**** Material provided ****
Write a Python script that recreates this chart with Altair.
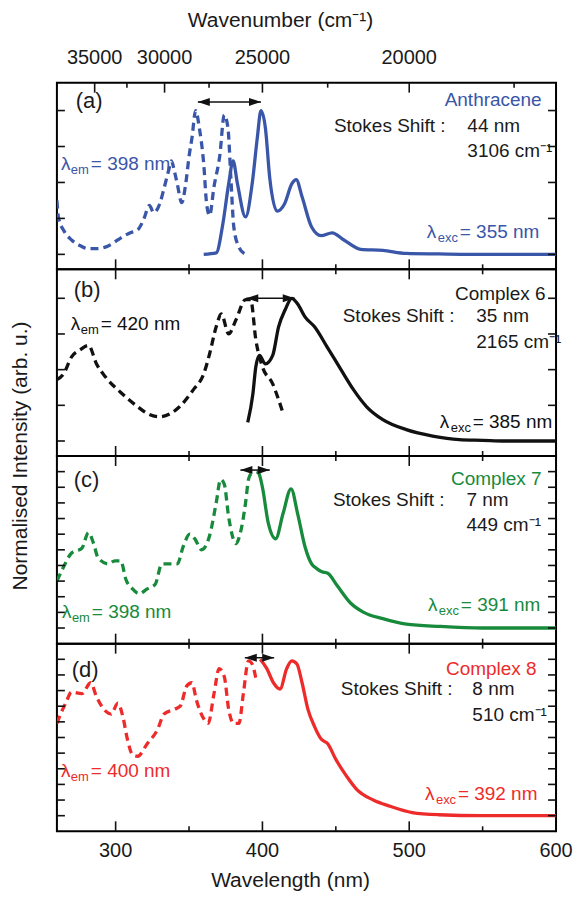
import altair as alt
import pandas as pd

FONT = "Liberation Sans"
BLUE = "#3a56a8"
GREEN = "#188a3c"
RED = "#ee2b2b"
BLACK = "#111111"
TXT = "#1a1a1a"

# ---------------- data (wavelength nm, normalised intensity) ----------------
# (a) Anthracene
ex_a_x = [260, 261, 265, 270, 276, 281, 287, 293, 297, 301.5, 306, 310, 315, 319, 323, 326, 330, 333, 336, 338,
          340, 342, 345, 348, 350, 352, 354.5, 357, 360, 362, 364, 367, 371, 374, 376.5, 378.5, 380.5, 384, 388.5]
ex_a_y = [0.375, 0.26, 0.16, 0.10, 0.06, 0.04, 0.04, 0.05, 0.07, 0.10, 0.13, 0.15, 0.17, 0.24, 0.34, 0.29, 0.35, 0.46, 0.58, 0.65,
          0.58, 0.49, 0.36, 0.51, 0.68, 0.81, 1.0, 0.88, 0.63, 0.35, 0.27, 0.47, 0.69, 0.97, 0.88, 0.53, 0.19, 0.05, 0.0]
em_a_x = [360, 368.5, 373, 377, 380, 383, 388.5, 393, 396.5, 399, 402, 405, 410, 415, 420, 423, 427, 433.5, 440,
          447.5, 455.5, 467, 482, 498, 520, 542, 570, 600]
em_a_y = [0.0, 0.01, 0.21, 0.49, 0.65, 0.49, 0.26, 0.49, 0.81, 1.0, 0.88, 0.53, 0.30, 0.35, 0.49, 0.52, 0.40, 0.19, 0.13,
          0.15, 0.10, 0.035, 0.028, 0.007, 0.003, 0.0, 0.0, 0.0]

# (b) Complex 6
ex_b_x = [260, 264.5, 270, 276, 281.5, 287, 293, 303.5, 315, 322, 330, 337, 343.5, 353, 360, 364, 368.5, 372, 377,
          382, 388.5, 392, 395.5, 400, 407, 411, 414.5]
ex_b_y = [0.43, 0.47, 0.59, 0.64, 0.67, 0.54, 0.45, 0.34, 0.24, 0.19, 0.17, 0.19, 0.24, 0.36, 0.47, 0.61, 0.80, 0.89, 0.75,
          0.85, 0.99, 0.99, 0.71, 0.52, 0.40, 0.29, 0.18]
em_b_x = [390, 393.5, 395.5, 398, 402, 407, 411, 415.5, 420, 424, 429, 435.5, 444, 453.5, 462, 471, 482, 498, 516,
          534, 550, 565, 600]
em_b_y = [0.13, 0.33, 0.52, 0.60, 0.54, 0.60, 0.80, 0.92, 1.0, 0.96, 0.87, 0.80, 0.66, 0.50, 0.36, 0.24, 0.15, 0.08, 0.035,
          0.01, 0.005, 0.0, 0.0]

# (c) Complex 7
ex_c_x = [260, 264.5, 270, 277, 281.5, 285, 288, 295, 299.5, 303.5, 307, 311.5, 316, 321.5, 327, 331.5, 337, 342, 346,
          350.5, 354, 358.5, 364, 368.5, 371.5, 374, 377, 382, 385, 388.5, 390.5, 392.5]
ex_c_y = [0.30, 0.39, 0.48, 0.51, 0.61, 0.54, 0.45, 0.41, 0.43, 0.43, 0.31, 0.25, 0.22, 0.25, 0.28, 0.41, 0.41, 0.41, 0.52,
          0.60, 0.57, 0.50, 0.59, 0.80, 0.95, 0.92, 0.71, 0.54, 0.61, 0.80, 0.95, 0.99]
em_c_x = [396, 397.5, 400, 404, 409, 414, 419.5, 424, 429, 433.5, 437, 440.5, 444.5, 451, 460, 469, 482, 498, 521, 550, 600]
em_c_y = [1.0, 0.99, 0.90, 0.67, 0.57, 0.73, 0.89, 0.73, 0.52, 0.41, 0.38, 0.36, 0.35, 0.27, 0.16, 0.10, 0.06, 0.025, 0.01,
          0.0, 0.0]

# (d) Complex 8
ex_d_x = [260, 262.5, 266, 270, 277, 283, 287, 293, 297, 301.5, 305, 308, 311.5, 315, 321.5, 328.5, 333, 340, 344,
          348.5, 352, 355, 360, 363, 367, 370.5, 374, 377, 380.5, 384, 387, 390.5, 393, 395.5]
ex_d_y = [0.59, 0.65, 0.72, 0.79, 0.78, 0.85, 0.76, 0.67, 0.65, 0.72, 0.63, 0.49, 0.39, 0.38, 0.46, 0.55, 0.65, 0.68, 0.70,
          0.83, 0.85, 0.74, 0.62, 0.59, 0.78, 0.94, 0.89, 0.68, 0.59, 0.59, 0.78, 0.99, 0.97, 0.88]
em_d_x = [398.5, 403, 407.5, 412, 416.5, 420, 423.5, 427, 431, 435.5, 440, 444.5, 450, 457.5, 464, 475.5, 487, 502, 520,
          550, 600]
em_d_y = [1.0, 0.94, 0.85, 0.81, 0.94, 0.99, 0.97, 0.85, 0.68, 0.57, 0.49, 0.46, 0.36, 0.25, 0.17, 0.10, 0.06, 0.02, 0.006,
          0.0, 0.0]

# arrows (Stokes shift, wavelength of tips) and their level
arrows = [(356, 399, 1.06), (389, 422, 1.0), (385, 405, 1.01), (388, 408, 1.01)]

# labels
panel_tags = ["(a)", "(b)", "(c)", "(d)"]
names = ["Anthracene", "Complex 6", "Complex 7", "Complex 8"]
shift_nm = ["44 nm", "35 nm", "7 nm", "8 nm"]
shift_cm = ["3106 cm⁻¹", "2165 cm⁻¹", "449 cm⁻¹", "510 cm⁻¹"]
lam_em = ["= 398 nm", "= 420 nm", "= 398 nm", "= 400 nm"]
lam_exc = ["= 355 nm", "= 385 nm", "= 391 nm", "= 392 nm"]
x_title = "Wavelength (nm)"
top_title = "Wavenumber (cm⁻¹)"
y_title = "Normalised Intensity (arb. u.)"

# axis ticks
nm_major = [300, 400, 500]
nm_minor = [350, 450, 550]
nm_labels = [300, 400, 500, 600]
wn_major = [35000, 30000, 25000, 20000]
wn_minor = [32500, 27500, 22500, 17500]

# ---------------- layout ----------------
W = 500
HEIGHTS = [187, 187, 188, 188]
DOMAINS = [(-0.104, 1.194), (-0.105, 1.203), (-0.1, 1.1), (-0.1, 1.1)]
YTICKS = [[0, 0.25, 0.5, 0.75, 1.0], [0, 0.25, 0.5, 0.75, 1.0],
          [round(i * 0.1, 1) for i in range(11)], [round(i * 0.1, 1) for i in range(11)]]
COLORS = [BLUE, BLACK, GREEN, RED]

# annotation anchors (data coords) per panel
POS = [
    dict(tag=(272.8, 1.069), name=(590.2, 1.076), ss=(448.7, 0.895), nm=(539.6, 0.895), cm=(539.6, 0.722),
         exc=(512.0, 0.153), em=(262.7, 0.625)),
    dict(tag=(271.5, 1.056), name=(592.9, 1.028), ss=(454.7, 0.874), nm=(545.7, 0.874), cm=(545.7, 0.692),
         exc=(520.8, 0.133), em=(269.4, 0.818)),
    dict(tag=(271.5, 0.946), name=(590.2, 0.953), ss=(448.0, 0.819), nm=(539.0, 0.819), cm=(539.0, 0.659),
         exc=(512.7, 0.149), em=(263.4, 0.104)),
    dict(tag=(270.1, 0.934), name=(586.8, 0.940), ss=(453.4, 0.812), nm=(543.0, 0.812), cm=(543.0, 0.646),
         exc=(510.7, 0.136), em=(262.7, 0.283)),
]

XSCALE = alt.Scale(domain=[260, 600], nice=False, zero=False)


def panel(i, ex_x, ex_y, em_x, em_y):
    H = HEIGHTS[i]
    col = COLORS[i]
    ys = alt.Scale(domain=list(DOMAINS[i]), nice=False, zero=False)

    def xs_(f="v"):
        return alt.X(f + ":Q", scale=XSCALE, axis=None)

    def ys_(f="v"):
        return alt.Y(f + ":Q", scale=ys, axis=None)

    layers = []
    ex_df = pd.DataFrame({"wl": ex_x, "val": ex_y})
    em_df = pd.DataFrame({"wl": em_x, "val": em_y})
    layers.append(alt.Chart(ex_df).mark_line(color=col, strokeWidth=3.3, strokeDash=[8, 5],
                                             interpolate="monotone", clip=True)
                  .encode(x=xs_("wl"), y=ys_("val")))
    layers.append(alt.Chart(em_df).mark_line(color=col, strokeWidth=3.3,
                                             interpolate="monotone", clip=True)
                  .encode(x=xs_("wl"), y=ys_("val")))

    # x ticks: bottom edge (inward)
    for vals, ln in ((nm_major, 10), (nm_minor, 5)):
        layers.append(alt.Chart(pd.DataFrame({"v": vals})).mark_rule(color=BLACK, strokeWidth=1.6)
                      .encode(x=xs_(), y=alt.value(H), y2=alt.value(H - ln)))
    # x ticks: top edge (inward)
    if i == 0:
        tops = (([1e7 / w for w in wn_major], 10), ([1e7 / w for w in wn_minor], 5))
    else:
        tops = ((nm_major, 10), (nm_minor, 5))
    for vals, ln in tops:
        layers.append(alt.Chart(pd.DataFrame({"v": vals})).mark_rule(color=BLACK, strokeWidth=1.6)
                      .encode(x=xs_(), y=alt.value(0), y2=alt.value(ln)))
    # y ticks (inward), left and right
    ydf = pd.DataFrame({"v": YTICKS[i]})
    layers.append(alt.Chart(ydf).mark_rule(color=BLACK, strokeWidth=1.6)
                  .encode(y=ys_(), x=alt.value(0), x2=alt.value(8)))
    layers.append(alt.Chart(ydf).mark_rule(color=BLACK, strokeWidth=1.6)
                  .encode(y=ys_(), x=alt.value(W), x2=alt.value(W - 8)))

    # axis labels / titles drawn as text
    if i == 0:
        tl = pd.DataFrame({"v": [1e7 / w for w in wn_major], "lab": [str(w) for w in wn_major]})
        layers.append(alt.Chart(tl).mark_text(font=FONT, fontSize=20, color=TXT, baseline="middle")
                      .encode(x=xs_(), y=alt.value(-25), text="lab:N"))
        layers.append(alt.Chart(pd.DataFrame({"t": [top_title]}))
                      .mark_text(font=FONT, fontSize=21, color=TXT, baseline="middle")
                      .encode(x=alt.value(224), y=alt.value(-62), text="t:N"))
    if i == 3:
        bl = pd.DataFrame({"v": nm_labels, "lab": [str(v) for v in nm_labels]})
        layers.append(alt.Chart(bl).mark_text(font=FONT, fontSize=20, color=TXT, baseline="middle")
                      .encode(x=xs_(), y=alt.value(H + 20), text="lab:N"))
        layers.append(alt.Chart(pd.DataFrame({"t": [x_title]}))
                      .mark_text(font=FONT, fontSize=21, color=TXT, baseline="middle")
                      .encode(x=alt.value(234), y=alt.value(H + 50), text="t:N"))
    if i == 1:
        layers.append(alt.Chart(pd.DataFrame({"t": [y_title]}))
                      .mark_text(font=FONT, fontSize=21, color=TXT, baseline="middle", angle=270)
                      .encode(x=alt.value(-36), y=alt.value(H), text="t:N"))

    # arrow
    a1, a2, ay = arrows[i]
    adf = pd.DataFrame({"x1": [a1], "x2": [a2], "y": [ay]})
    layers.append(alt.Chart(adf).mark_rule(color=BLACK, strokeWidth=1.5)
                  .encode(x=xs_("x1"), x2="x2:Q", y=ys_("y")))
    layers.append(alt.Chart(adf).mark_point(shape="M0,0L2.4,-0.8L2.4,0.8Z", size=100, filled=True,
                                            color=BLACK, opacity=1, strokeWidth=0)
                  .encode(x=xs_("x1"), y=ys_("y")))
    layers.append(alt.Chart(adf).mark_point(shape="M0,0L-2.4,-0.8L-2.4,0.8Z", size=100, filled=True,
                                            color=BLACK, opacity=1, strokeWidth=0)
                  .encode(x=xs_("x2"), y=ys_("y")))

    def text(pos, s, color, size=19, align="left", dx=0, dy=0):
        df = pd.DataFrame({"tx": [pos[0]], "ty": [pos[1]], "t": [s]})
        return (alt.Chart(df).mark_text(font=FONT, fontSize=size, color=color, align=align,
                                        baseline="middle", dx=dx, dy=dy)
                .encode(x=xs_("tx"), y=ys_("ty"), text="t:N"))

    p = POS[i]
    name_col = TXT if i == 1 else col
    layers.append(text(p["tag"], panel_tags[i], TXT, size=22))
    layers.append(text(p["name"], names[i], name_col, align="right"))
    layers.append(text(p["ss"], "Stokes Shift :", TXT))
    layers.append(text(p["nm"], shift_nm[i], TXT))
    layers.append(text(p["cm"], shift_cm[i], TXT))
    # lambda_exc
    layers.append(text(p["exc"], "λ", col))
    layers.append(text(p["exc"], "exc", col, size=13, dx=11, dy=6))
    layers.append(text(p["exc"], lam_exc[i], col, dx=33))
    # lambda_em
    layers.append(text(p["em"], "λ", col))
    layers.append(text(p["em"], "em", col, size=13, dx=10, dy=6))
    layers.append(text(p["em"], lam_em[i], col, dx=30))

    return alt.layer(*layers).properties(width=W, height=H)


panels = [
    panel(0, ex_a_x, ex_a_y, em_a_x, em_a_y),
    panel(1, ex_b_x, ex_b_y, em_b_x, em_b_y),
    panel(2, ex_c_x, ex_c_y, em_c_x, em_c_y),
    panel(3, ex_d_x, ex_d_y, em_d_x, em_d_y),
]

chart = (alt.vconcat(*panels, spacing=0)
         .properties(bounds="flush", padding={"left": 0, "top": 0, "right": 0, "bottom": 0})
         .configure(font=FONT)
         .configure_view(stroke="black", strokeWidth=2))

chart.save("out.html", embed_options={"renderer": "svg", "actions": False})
****
Problem statement:
Skip every picture and return the lines above from the top through the one that contains "0.15, 0.10, 0.035, 0.028, 0.007, 0.003, 0.0, 0.0, 0.0]".

Reply:
Write a Python script that recreates this chart with Altair.
import altair as alt
import pandas as pd

FONT = "Liberation Sans"
BLUE = "#3a56a8"
GREEN = "#188a3c"
RED = "#ee2b2b"
BLACK = "#111111"
TXT = "#1a1a1a"

# ---------------- data (wavelength nm, normalised intensity) ----------------
# (a) Anthracene
ex_a_x = [260, 261, 265, 270, 276, 281, 287, 293, 297, 301.5, 306, 310, 315, 319, 323, 326, 330, 333, 336, 338,
          340, 342, 345, 348, 350, 352, 354.5, 357, 360, 362, 364, 367, 371, 374, 376.5, 378.5, 380.5, 384, 388.5]
ex_a_y = [0.375, 0.26, 0.16, 0.10, 0.06, 0.04, 0.04, 0.05, 0.07, 0.10, 0.13, 0.15, 0.17, 0.24, 0.34, 0.29, 0.35, 0.46, 0.58, 0.65,
          0.58, 0.49, 0.36, 0.51, 0.68, 0.81, 1.0, 0.88, 0.63, 0.35, 0.27, 0.47, 0.69, 0.97, 0.88, 0.53, 0.19, 0.05, 0.0]
em_a_x = [360, 368.5, 373, 377, 380, 383, 388.5, 393, 396.5, 399, 402, 405, 410, 415, 420, 423, 427, 433.5, 440,
          447.5, 455.5, 467, 482, 498, 520, 542, 570, 600]
em_a_y = [0.0, 0.01, 0.21, 0.49, 0.65, 0.49, 0.26, 0.49, 0.81, 1.0, 0.88, 0.53, 0.30, 0.35, 0.49, 0.52, 0.40, 0.19, 0.13,
          0.15, 0.10, 0.035, 0.028, 0.007, 0.003, 0.0, 0.0, 0.0]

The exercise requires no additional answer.